However, as Dame Mary Tanner started preaching, I started to wonder if she had been looking over my shoulder (and - should she have even noticed my post - she may have wondered if I had got hold of an illicit copy of her sermon script in advance - full copy legitimately available here now). Have a look...
She started by highlighting what an inspired solution Synodical government has been:
Synodical government was a visionary initiative. It established definitively the voice of the laity in the governance of our Church, providing a place where laity and clergy, together with the bishops, meet to discern, to express consensus and to legislate.
She then went on to recognise that synod itself is now in need of reformation:
we know that our synodical system is – and probably always will be, like the institution of the Church itself – in need of reform and renewal. English parliamentary processes can have a negative effect, tending to polarisation, parties divided against one another, a culture of winners and losers. Thank goodness the call to the Synod – ‘decide’ – now replaces the former absurd practice of a bewigged lawyer crying ‘divide’ – just when the Synod was testing for consensus, testing for the mind of Christ.
- It was almost word-for-word what I had also written. I was encouraged to think that she, and others, share some of the thoughts I have been thinking too. And you cannot get more up-front than the sermon at the inauguration of Synod.
Mary Tanner starts by looking at the Jerusalem Council as her prime Biblical model for inspiration. It led her on - amongst many other things, to suggest:
Synod structures and procedures may need reforming. But perhaps what is most needed is for each of us to look at ourselves. We need to get hold at a deeper level of how costly listening can be. It is by listening with creative imaginations, not afraid of silence, that we form a space in which the Holy Spirit can lead us beyond polarisation to the place where we know that we need one another...
Towards the end of her sermon, Dame Mary said:
The most important thing you do is not the production of Measures, Acts of Synod, or Codes of Practice, important as these are, but the gathering together around the Lord’s Table to receive food for the synodical journeying.

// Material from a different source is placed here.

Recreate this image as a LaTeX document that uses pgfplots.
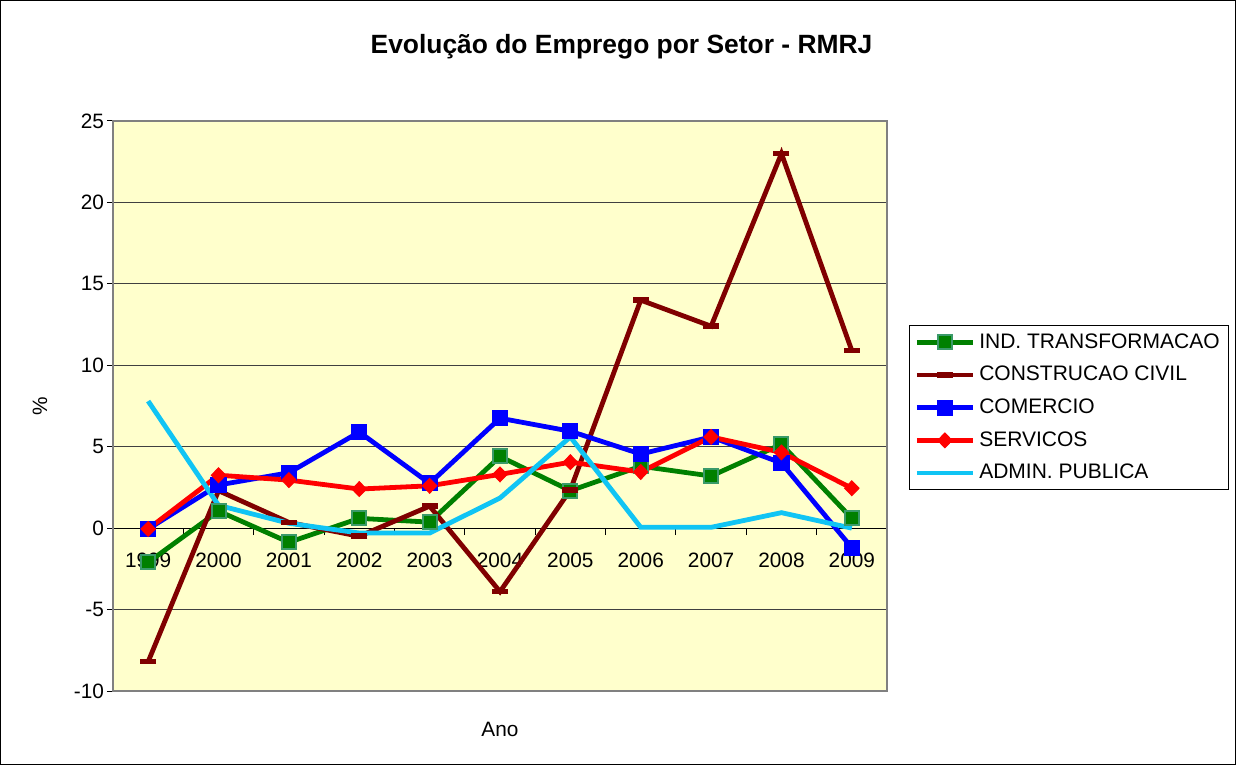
\documentclass[border=0pt]{standalone}
\usepackage{fontspec}
\setmainfont{Liberation Sans}
\usepackage{pgfplots}
\pgfplotsset{compat=1.18}
\definecolor{indg}{HTML}{008000}
\definecolor{indedge}{HTML}{3A9A6A}
\definecolor{consr}{HTML}{800000}
\definecolor{comb}{HTML}{0000FF}
\definecolor{servr}{HTML}{FF0000}
\definecolor{admc}{HTML}{10C4F4}
\definecolor{plotbg}{HTML}{FFFFCC}
\begin{document}
\begin{tikzpicture}
\useasboundingbox (-56.5pt,-37pt) rectangle (561.5pt,345.5pt);
\draw[black, line width=0.5pt] (-56.25pt,-36.75pt) rectangle (561.25pt,345.25pt);
\node[anchor=base, font=\fontsize{13.2}{15}\selectfont\bfseries] at (254.25pt,318.75pt) {Evolução do Emprego por Setor - RMRJ};
\begin{axis}[
  scale only axis, width=387pt, height=285pt,
  xmin=-0.5, xmax=10.5, ymin=-10, ymax=25,
  axis x line=middle, axis y line=left, axis line style={-},
  y axis line style={draw=gray},
  x axis line style={black, line width=0.5pt},
  clip=false,
  axis background/.style={fill=plotbg},
  ytick={-10,-5,0,5,10,15,20,25},
  xtick={0,1,2,3,4,5,6,7,8,9,10},
  xticklabels={1999,2000,2001,2002,2003,2004,2005,2006,2007,2008,2009},
  major x tick style={draw=none},
  minor xtick={0.5,1.5,2.5,3.5,4.5,5.5,6.5,7.5,8.5,9.5},
  minor tick length=3.5pt,
  major tick length=3pt,
  tick align=outside,
  tick style={black, line width=0.5pt},
  ymajorgrids,
  grid style={black!75, line width=0.5pt},
  /pgf/number format/assume math mode=true,
  ticklabel style={font=\fontsize{10.4}{12}\selectfont},
  xticklabel style={yshift=-6pt},
  yticklabel style={xshift=2pt},
  xlabel={Ano}, ylabel={\%},
  every axis x label/.style={at={(rel axis cs:0.5,0)}, yshift=-19pt, anchor=center, font=\fontsize{10.4}{12}\selectfont},
  every axis y label/.style={at={(rel axis cs:0,0.5)}, xshift=-36.5pt, rotate=90, anchor=center, font=\fontsize{10.4}{12}\selectfont},
  legend cell align=left,
  legend style={at={(rel axis cs:1.0284,0.642)}, anchor=north west, draw=black, line width=0.5pt,
    font=\fontsize{10.5}{12}\selectfont, inner xsep=2.5pt, inner ysep=2pt, row sep=3.5pt},
  legend image code/.code={\draw[mark repeat=2,mark phase=2] plot coordinates {(0pt,0pt) (14pt,0pt) (28pt,0pt)};},
]
\addplot[color=indg, line width=2.4pt, mark=square*, mark size=3.5pt, mark options={solid, fill=indg, draw=indedge, line width=1pt}]
 coordinates {(0,-2.1)(1,1.05)(2,-0.87)(3,0.6)(4,0.37)(5,4.4)(6,2.3)(7,3.8)(8,3.2)(9,5.15)(10,0.6)};
\addlegendentry{IND. TRANSFORMACAO}
\addplot[color=consr, line width=2.4pt, mark=-, mark size=4pt, mark options={solid, line width=2.8pt}]
 coordinates {(0,-8.2)(1,2.3)(2,0.35)(3,-0.5)(4,1.35)(5,-3.9)(6,2.35)(7,14.0)(8,12.4)(9,23.0)(10,10.9)};
\addlegendentry{CONSTRUCAO CIVIL}
\addplot[color=comb, line width=2.4pt, mark=square*, mark size=3.8pt, mark options={solid, fill=comb, line width=0.5pt}]
 coordinates {(0,-0.05)(1,2.65)(2,3.4)(3,5.9)(4,2.75)(5,6.75)(6,5.95)(7,4.55)(8,5.6)(9,4.0)(10,-1.2)};
\addlegendentry{COMERCIO}
\addplot[color=servr, line width=2.4pt, mark=diamond*, mark size=3.7pt, mark options={solid, fill=servr, line width=0.5pt, xscale=1.3}]
 coordinates {(0,-0.05)(1,3.25)(2,2.95)(3,2.4)(4,2.6)(5,3.3)(6,4.05)(7,3.45)(8,5.6)(9,4.65)(10,2.45)};
\addlegendentry{SERVICOS}
\addplot[color=admc, line width=2.4pt, no markers]
 coordinates {(0,7.8)(1,1.4)(2,0.3)(3,-0.3)(4,-0.3)(5,1.85)(6,5.6)(7,0.05)(8,0.05)(9,0.95)(10,0)};
\addlegendentry{ADMIN. PUBLICA}
\draw[gray, line width=0.75pt] (rel axis cs:0,0) rectangle (rel axis cs:1,1);
\end{axis}
\end{tikzpicture}
\end{document}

Strive always to listen to one another with charity and generosity, and listen deep in the silence to the one who walks with you on the way, so that you too may say, like those at the Council of Jerusalem, ‘It seemed good to the Holy Spirit and to us’.
So, there is Mary Tanner’s challenge to this 9th General Synod. In his introductory welcome to the Queen, and just before she also spoke to Synod, ++Rowan Williams observed that this was the first Synod that there were no longer any remaining members of the earlier Church Assembly present. Except for her majesty, that is - who has seen Synods, and Archbishops of Canterbury come, and go. The Queen’s speech also included words helping Synod look forward:
The opening of a new Synod is a moment when we can all give thanks for the witness of those who have gone before, and pray for wisdom as you seek to balance change and continuity in the decisions that lie ahead of you. ...
The new Synod will have many issues to resolve to ensure that the Church of England remains equipped for the effective pursuit of its mission and ministry. Some will, no doubt, involve difficult, even painful, choices. But Christian history suggests that times of growth and spiritual vigour have often coincided with periods of challenge and testing. What matters is holding firmly to the need to communicate the gospel with joy and conviction in our society.
I have already outlined some of the areas and ways I think we could see Synod start to move - I am hoping to see some of these begin to take shape, so that we may all the better fulfil the role that the Queen has reminded us is the calling of Synod.